GIANYAR – Kisruh proyek Pasar Gianyar, tampaknya, masih akan terus berlanjut setelah Bendesa Adat meminta perlindungan ke Polda Bali.
Kisruh kian memanas setelah karma Desa Adat Gianyar yang duduk sebagai anggota DPRD justru meminta kasus ini diselesaikan di pengadilan.
Wakil Ketua Komisi I DPRD Gianyar, Nyoman Alit “Rama” Sutarya, mengatakan, sebagai krama yang pernah duduk di di jajaran Sabha Desa Adat Gianyar selama dua periode itu, masalah tanah pasar sudah selesai tahun 1977.
“Itu tanah sudah selesai tahun 1977. Proses itu ada tanah pengganti, sudah selesai. Nggak ada kaitan dengan tanah,” tegas Alit Sutarya.
Menurut anggota Fraksi PDIP, yang dilakukan pemerintah Gianyar adalah merevitalisasi bangunan pasar yang sudah berusia tua.

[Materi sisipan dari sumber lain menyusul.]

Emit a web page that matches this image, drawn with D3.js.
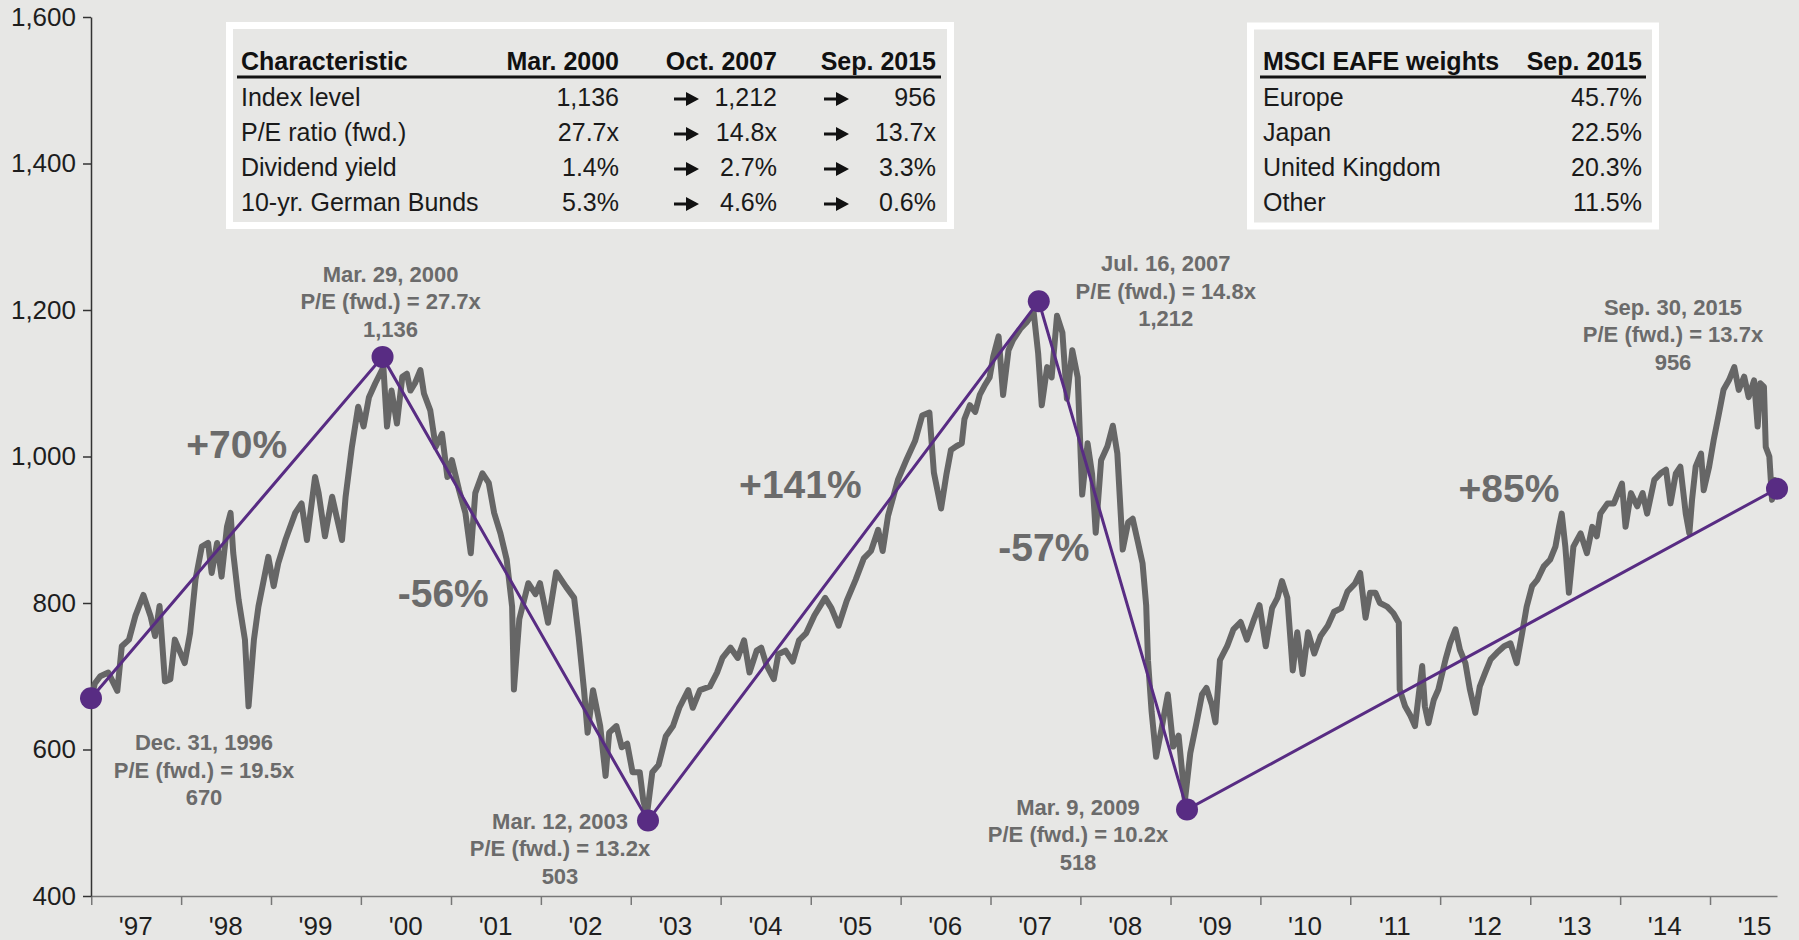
<!DOCTYPE html>
<html>
<head>
<meta charset="utf-8">
<script src="https://cdn.jsdelivr.net/npm/d3@7"></script>
<style>
  html, body { margin: 0; padding: 0; background: #e7e7e5; }
  svg { display: block; font-family: "Liberation Sans", Arial, sans-serif; }
</style>
</head>
<body>
<div id="chart"></div>
<script>
// MSCI EAFE index level (decimal year, level)
const eafe = [
  [1997.00, 670], [1997.04, 690], [1997.10, 700], [1997.19, 705], [1997.29, 680], [1997.34, 741],
  [1997.42, 750], [1997.49, 782], [1997.58, 811], [1997.66, 782], [1997.71, 755], [1997.76, 796],
  [1997.82, 693], [1997.88, 696], [1997.93, 750], [1998.04, 718], [1998.10, 759], [1998.16, 832],
  [1998.23, 877], [1998.30, 882], [1998.34, 841], [1998.40, 882], [1998.45, 836], [1998.51, 904],
  [1998.55, 923], [1998.58, 868], [1998.64, 804], [1998.71, 750], [1998.75, 659], [1998.81, 750],
  [1998.86, 795], [1998.92, 832], [1998.97, 863], [1999.03, 823], [1999.08, 854], [1999.16, 886],
  [1999.27, 923], [1999.34, 936], [1999.40, 886], [1999.49, 972], [1999.53, 950], [1999.60, 891],
  [1999.68, 945], [1999.73, 918], [1999.79, 886], [1999.83, 945], [1999.90, 1013], [1999.97, 1068],
  [2000.03, 1041], [2000.09, 1081], [2000.16, 1100], [2000.25, 1122], [2000.29, 1041], [2000.34, 1090],
  [2000.40, 1045], [2000.46, 1109], [2000.51, 1113], [2000.55, 1090], [2000.60, 1100], [2000.66, 1118],
  [2000.70, 1086], [2000.77, 1063], [2000.83, 1013], [2000.90, 1031], [2000.96, 972], [2001.01, 995],
  [2001.09, 954], [2001.16, 923], [2001.22, 868], [2001.27, 950], [2001.35, 977], [2001.42, 964],
  [2001.48, 923], [2001.55, 895], [2001.62, 859], [2001.68, 795], [2001.70, 682], [2001.76, 778],
  [2001.86, 827], [2001.94, 812], [2001.99, 827], [2002.08, 773], [2002.17, 842], [2002.28, 822],
  [2002.37, 807], [2002.42, 754], [2002.48, 681], [2002.52, 623], [2002.58, 681], [2002.66, 632],
  [2002.72, 564], [2002.76, 623], [2002.84, 632], [2002.90, 603], [2002.96, 608], [2003.02, 569],
  [2003.10, 569], [2003.14, 530], [2003.18, 511], [2003.24, 569], [2003.31, 579], [2003.39, 618],
  [2003.47, 632], [2003.54, 657], [2003.64, 681], [2003.69, 657], [2003.77, 681], [2003.88, 686],
  [2003.96, 705], [2004.02, 725], [2004.11, 739], [2004.19, 725], [2004.26, 749], [2004.32, 705],
  [2004.40, 735], [2004.45, 739], [2004.51, 715], [2004.59, 696], [2004.64, 730], [2004.72, 735],
  [2004.80, 720], [2004.87, 749], [2004.95, 759], [2005.04, 783], [2005.16, 807], [2005.23, 793],
  [2005.31, 769], [2005.40, 803], [2005.50, 832], [2005.59, 861], [2005.67, 871], [2005.75, 900],
  [2005.80, 871], [2005.86, 919], [2005.97, 968], [2006.07, 997], [2006.16, 1021], [2006.24, 1056],
  [2006.32, 1060], [2006.37, 978], [2006.45, 929], [2006.51, 976], [2006.56, 1009], [2006.62, 1014],
  [2006.68, 1018], [2006.71, 1051], [2006.77, 1070], [2006.83, 1061], [2006.88, 1084], [2006.94, 1098],
  [2006.99, 1108], [2007.03, 1136], [2007.09, 1164], [2007.14, 1084], [2007.20, 1145], [2007.25, 1159],
  [2007.33, 1174], [2007.40, 1183], [2007.48, 1197], [2007.53, 1141], [2007.57, 1070], [2007.63, 1122],
  [2007.68, 1108], [2007.74, 1192], [2007.80, 1169], [2007.85, 1079], [2007.91, 1145], [2007.97, 1108],
  [2008.02, 948], [2008.08, 1018], [2008.13, 976], [2008.17, 896], [2008.23, 995], [2008.30, 1014],
  [2008.36, 1042], [2008.41, 1004], [2008.47, 873], [2008.53, 910], [2008.58, 915], [2008.64, 882],
  [2008.69, 854], [2008.73, 797], [2008.75, 722], [2008.79, 652], [2008.84, 590], [2008.90, 628],
  [2008.97, 675], [2009.03, 604], [2009.09, 619], [2009.16, 530], [2009.22, 595], [2009.29, 637],
  [2009.35, 675], [2009.40, 684], [2009.46, 661], [2009.50, 637], [2009.55, 722], [2009.63, 741],
  [2009.70, 764], [2009.78, 774], [2009.85, 750], [2009.93, 778], [2009.99, 797], [2010.06, 741],
  [2010.13, 793], [2010.19, 807], [2010.24, 830], [2010.30, 807], [2010.36, 708], [2010.41, 760],
  [2010.47, 703], [2010.53, 760], [2010.60, 731], [2010.67, 755], [2010.75, 769], [2010.82, 788],
  [2010.90, 793], [2010.97, 816], [2011.05, 826], [2011.11, 841], [2011.17, 780], [2011.22, 814],
  [2011.28, 814], [2011.33, 800], [2011.41, 795], [2011.48, 786], [2011.54, 773], [2011.55, 682],
  [2011.61, 659], [2011.67, 646], [2011.72, 632], [2011.80, 714], [2011.83, 659], [2011.87, 636],
  [2011.93, 668], [2011.98, 682], [2012.06, 723], [2012.11, 745], [2012.17, 764], [2012.22, 736],
  [2012.28, 718], [2012.33, 682], [2012.39, 650], [2012.44, 686], [2012.50, 705], [2012.56, 723],
  [2012.63, 732], [2012.71, 741], [2012.78, 745], [2012.85, 718], [2012.91, 759], [2012.96, 795],
  [2013.02, 823], [2013.08, 832], [2013.15, 850], [2013.22, 859], [2013.28, 877], [2013.32, 904],
  [2013.35, 922], [2013.39, 877], [2013.43, 814], [2013.48, 877], [2013.56, 895], [2013.63, 868],
  [2013.69, 904], [2013.74, 891], [2013.78, 922], [2013.86, 936], [2013.93, 936], [2013.99, 954],
  [2014.02, 963], [2014.06, 904], [2014.12, 950], [2014.19, 932], [2014.25, 950], [2014.30, 922],
  [2014.38, 968], [2014.45, 977], [2014.51, 982], [2014.56, 936], [2014.62, 977], [2014.67, 986],
  [2014.73, 922], [2014.77, 895], [2014.80, 941], [2014.84, 986], [2014.90, 1004], [2014.93, 954],
  [2014.99, 986], [2015.04, 1022], [2015.10, 1059], [2015.15, 1091], [2015.21, 1104], [2015.27, 1122],
  [2015.32, 1091], [2015.38, 1109], [2015.43, 1081], [2015.49, 1104], [2015.53, 1041], [2015.56, 1100],
  [2015.60, 1095], [2015.62, 1013], [2015.66, 1000], [2015.69, 941], [2015.72, 968], [2015.75, 956]
];

// peaks and troughs
const pivotDates = ["1996-12-31", "2000-03-29", "2003-03-12", "2007-07-16", "2009-03-09", "2015-09-30"];
const pivotLabels = ["Dec. 31, 1996", "Mar. 29, 2000", "Mar. 12, 2003", "Jul. 16, 2007", "Mar. 9, 2009", "Sep. 30, 2015"];
const pivotValues = [670, 1136, 503, 1212, 518, 956];
const pivotPE = [19.5, 27.7, 13.2, 14.8, 10.2, 13.7];

const yTicks = [400, 600, 800, 1000, 1200, 1400, 1600];
const yearLabels = ["'97", "'98", "'99", "'00", "'01", "'02", "'03", "'04", "'05", "'06", "'07", "'08", "'09", "'10", "'11", "'12", "'13", "'14", "'15"];

const charHeader = ["Characteristic", "Mar. 2000", "Oct. 2007", "Sep. 2015"];
const charRows = [
  ["Index level", "1,136", "1,212", "956"],
  ["P/E ratio (fwd.)", "27.7x", "14.8x", "13.7x"],
  ["Dividend yield", "1.4%", "2.7%", "3.3%"],
  ["10-yr. German Bunds", "5.3%", "4.6%", "0.6%"]
];
const weightHeader = ["MSCI EAFE weights", "Sep. 2015"];
const weightRows = [
  ["Europe", "45.7%"],
  ["Japan", "22.5%"],
  ["United Kingdom", "20.3%"],
  ["Other", "11.5%"]
];

// layout
const W = 1799, H = 940;
const bg = "#e7e7e5";
const purple = "#582c83";
const grayText = "#6b6b6b";
// label offsets from each dot (first baseline)
const labelOffsets = [[113, 52], [8, -75], [-88, 8], [127, -30], [-109, 5], [-104, -174]];
// % labels offsets from each segment midpoint (baseline)
const pctOffsets = [[0, -70], [-72, 18], [-43, -63], [-69, 6], [27, -147]];

const parse = d3.timeParse("%Y-%m-%d");
function decYear(v) {
  const yr = Math.floor(v);
  const a = new Date(yr, 0, 1), b = new Date(yr + 1, 0, 1);
  return new Date(+a + (v - yr) * (b - a));
}

const svg = d3.select("#chart").append("svg")
  .attr("width", W)
  .attr("height", H);

svg.append("rect").attr("width", W).attr("height", H).attr("fill", bg);

const x = d3.scaleTime()
  .domain([parse(pivotDates[0]), parse(pivotDates[pivotDates.length - 1])])
  .range([91, 1777]);
const y = d3.scaleLinear().domain([400, 1600]).range([896, 17]);

// x axis
const years = d3.timeYear.range(new Date(1997, 0, 1), new Date(2015, 1, 1));
const xAxis = svg.append("g")
  .attr("transform", `translate(0,${y(400)})`)
  .call(d3.axisBottom(x).tickValues(years).tickSize(9).tickSizeOuter(0).tickFormat(""));
xAxis.select(".domain").attr("stroke", "#777").attr("stroke-width", 1.5);
xAxis.selectAll(".tick line").attr("stroke", "#777").attr("stroke-width", 1.5);

svg.append("g").selectAll("text")
  .data(yearLabels)
  .enter().append("text")
  .attr("x", (d, i) => x(new Date(1997 + i, 6, 1)))
  .attr("y", 935)
  .attr("text-anchor", "middle")
  .attr("font-size", 26)
  .attr("fill", "#1e1e1e")
  .text(d => d);

// y axis
const yAxis = svg.append("g")
  .attr("transform", `translate(${x.range()[0]},0)`)
  .call(d3.axisLeft(y).tickValues(yTicks).tickSize(8).tickSizeOuter(0).tickPadding(7).tickFormat(d3.format(",")));
yAxis.select(".domain").attr("stroke", "#333").attr("stroke-width", 1.5);
yAxis.selectAll(".tick line").attr("stroke", "#333").attr("stroke-width", 1.5);
yAxis.selectAll(".tick text")
  .attr("font-size", 26)
  .attr("font-family", "Liberation Sans, Arial, sans-serif")
  .attr("fill", "#1e1e1e");

// index line
const line = d3.line()
  .x(d => x(decYear(d[0])))
  .y(d => y(d[1]));

svg.append("path")
  .datum(eafe)
  .attr("fill", "none")
  .attr("stroke", "#666")
  .attr("stroke-width", 6)
  .attr("stroke-linejoin", "round")
  .attr("d", line);

// pivots
const pivots = pivotDates.map((d, i) => ({
  date: parse(d), value: pivotValues[i], label: pivotLabels[i], pe: pivotPE[i]
}));

svg.append("path")
  .datum(pivots)
  .attr("fill", "none")
  .attr("stroke", purple)
  .attr("stroke-width", 3)
  .attr("d", d3.line().x(d => x(d.date)).y(d => y(d.value)));

svg.append("g").selectAll("circle")
  .data(pivots)
  .enter().append("circle")
  .attr("cx", d => x(d.date))
  .attr("cy", d => y(d.value))
  .attr("r", 11)
  .attr("fill", purple);

// dot labels
const lbl = svg.append("g").selectAll("text")
  .data(pivots)
  .enter().append("text")
  .attr("text-anchor", "middle")
  .attr("font-size", 22)
  .attr("font-weight", "bold")
  .attr("fill", grayText);

lbl.each(function(d, i) {
  const t = d3.select(this);
  const cx = x(d.date) + labelOffsets[i][0];
  const cy = y(d.value) + labelOffsets[i][1];
  const lines = [d.label, `P/E (fwd.) = ${d.pe.toFixed(1)}x`, d3.format(",")(d.value)];
  lines.forEach((s, k) => {
    t.append("tspan").attr("x", cx).attr("y", cy + k * 27.5).text(s);
  });
});

// % change labels
const pct = d3.pairs(pivots).map(([a, b], i) => {
  const ch = b.value / a.value - 1;
  return {
    text: (ch > 0 ? "+" : "-") + Math.round(Math.abs(ch) * 100) + "%",
    x: (x(a.date) + x(b.date)) / 2 + pctOffsets[i][0],
    y: (y(a.value) + y(b.value)) / 2 + pctOffsets[i][1]
  };
});

svg.append("g").selectAll("text")
  .data(pct)
  .enter().append("text")
  .attr("x", d => d.x)
  .attr("y", d => d.y)
  .attr("text-anchor", "middle")
  .attr("font-size", 39)
  .attr("font-weight", "bold")
  .attr("fill", grayText)
  .text(d => d.text);

// tables
const arrowPath = "M-12,-1.6 H0 V-7 L13,0 L0,7 V1.6 H-12 Z";
const headY = 70, rowY0 = 106, rowStep = 35, fs = 25;

function table(box, header, rows, cols, line, arrows) {
  const g = svg.append("g");
  g.append("rect")
    .attr("x", box[0]).attr("y", box[1])
    .attr("width", box[2]).attr("height", box[3])
    .attr("fill", bg)
    .attr("stroke", "#fff")
    .attr("stroke-width", 7);

  g.selectAll("text.h")
    .data(header)
    .enter().append("text")
    .attr("class", "h")
    .attr("x", (d, i) => cols[i])
    .attr("y", headY)
    .attr("text-anchor", (d, i) => i === 0 ? "start" : "end")
    .attr("font-size", fs)
    .attr("font-weight", "bold")
    .attr("fill", "#111")
    .text(d => d);

  g.append("line")
    .attr("x1", line[0]).attr("x2", line[1])
    .attr("y1", 77).attr("y2", 77)
    .attr("stroke", "#111")
    .attr("stroke-width", 3);

  rows.forEach((r, ri) => {
    const by = rowY0 + ri * rowStep;
    g.selectAll(null)
      .data(r)
      .enter().append("text")
      .attr("x", (d, i) => cols[i])
      .attr("y", by)
      .attr("text-anchor", (d, i) => i === 0 ? "start" : "end")
      .attr("font-size", fs)
      .attr("fill", "#1a1a1a")
      .text(d => d);
    arrows.forEach(ax => {
      g.append("path")
        .attr("d", arrowPath)
        .attr("transform", `translate(${ax},${by - 7})`)
        .attr("fill", "#111");
    });
  });
}

table([229.5, 25.5, 721, 200], charHeader, charRows, [241, 619, 777, 936], [237, 941], [686, 836]);
table([1250.5, 26, 405, 200], weightHeader, weightRows, [1263, 1642], [1260, 1646], []);
</script>
</body>
</html>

“Yang perlu digarisbawahi, merevitalisasi. Bukan hak atas tanah,” jelas Alit Sutarya. DPRD justru mengapresiasi upaya pemerintah Gianyar memperbaiki pasar yang berusia 40 tahunan.
“Ini sudah 40 tahun lebih, kalau terjadi ketidaknyamanan, karena instalasi dimakan tikus, terjadi kebakaran. Muncul korban.
Sekarang syukur pedagang diberikan bangunan yang bersih. Kalau pedagang (lama) diprioritaskan jelas, mereka pertama,” ungkapnya.
Disamping itu, selama pasar berjalan, dulu sempat ada pembagian parkir. “Untuk status tanah, dalam Undang-undang sudah mengatur di pasal 33,
bumi air yang terkandung di dalamnya untuk rakyat. Sekarang Pemkab menguasai, untuk rakyat,” jelasnya.
Sebagai tokoh Gianyar Kota, Alit Sutarya justru mempertanyakan keputusan bendesa minta perlindungan hukum ke Polda Bali.
“Kalau paruman (hasil rapat, red) harus dari tingkat bawah. Dari Banjar masing-masing. Ini tidak ada paruman. Biasanya hasil paruman, hasil banjar-banjar itu diteruskan ke desa,” jelasnya.
Selain itu, Alit Sutarya yang merasa ditokohkan selalu dapat undangan jika soal rapat desa.
“Mestinya yang terlibat secara keseluruhan. Ada bukti foto (rapat). Sekarang walaupun saya tidak jadi prajuru, tapi saya ditokohkan, biasanya saya diundang kalau ada rapat begitu,” pungkasnya.